Egg producer Cal-Maine reports strong figures

02-10-2012 | | |
Egg producer Cal-Maine reports strong figures
Egg producer Cal-Maine reports strong figures

Cal-Maine Foods has announced a threefold increase in net earnings for the first quarter (Q1) of Fiscal Year (FY) 2013 compared to the corresponding quarter of FY 2012.

For the quarter ending September 1st 2012, Cal-Maine Foods achieved sales of $272.9 million ($243.8 million, Q1 of 2012) a 10.7% increase. Net income rose threefold from $3.117 million in Q1 of FY2012 to $9.415 million for the most recent quarter.



The beneficial effect of an increasing proportion of sales of specialty eggs and a general increase in unit sales value were collectively responsible for the exceptional performance by the company. Gross margin increased from 13.8% in Q1 of 2012 to 16.3% for the most recent quarter. Specialty egg sales attained 16.1% of volume and 23.55% of sales value.



These figures compare to 15.7% and 23.6% respectively for Q1 of the previous year. Average selling price of shell eggs for the most recent quarter was $1.238 per dozen compared to $1.117 per dozen in 2012 or an uplift of 10.3%. It is calculated that unit revenue for branded specialty eggs (predominantly Eggland’s Best and supported by 4-Grain and Farmhouse) averaged $1.90 per dozen, a premium of 61% over generics estimated from figures presented  to have been sold at $1.18 per dozen. Cal-Maine Foods purchased 24.8% of shell eggs sold in Q1 of 2013 compared to 23.4% in Q1 of 2012.



The increase in margin is noteworthy when compared to the stated 5% increase in feed cost from 48.4 cents per dozen during Q1 of 2012 to 51.0 cents per dozen for the most recent quarter. This differential imposed an incremental cost of $550,000 for Q1 of 2013.

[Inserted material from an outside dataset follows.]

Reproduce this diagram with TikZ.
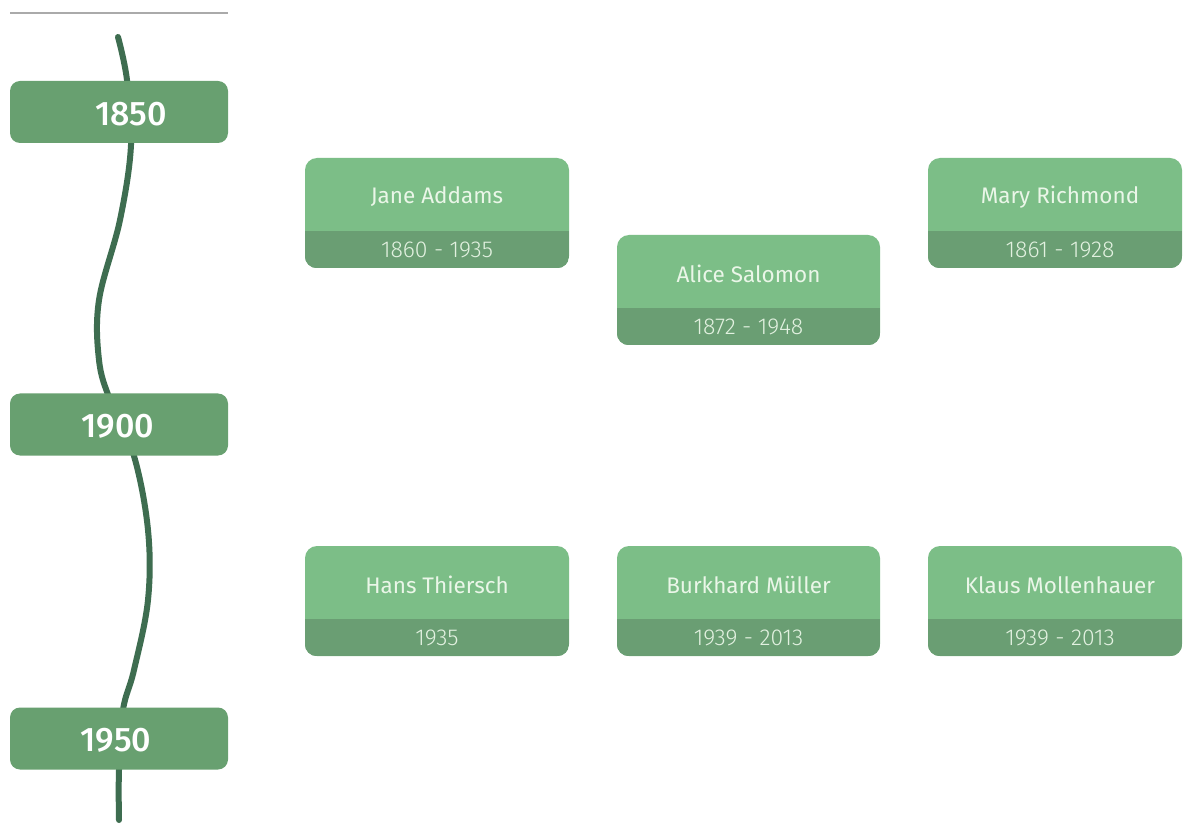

In reviewing the summary balance sheet for September 1st it is noted that total assets of $712.95 million decreased by 1.8% from the end of FY 2012. The current ratio improved from 3.1 to 3.4, attributable mainly to a reduction in accounts payable and accrued expenses. Long- term debt was reduced by 4.4% from $64.76 million to $62.04 million.



During the past quarter the acquisition of the 1.4 million hen holdings of Pilgrim’s Pride was completed and according to the Company Report progress has been made in integrating these facilities into existing operations in the Texas Division.



In commenting on results, Dolf Baker chairman, president and CEO of Cal-Maine Foods stated “We are pleased with our financial and operating performance for the first quarter of fiscal 2013. These results reflect a strong start to our fiscal year in what is typically our most challenging quarter”. He added an optimistic note with “We will continue to identify new market opportunities to expand our specialty egg business and meet growing customer demand”.



“The damage to the national corn and grain crops caused by the extreme summer drought conditions will likely keep our feed costs near record high levels in fiscal 2013,” he concluded cautiously.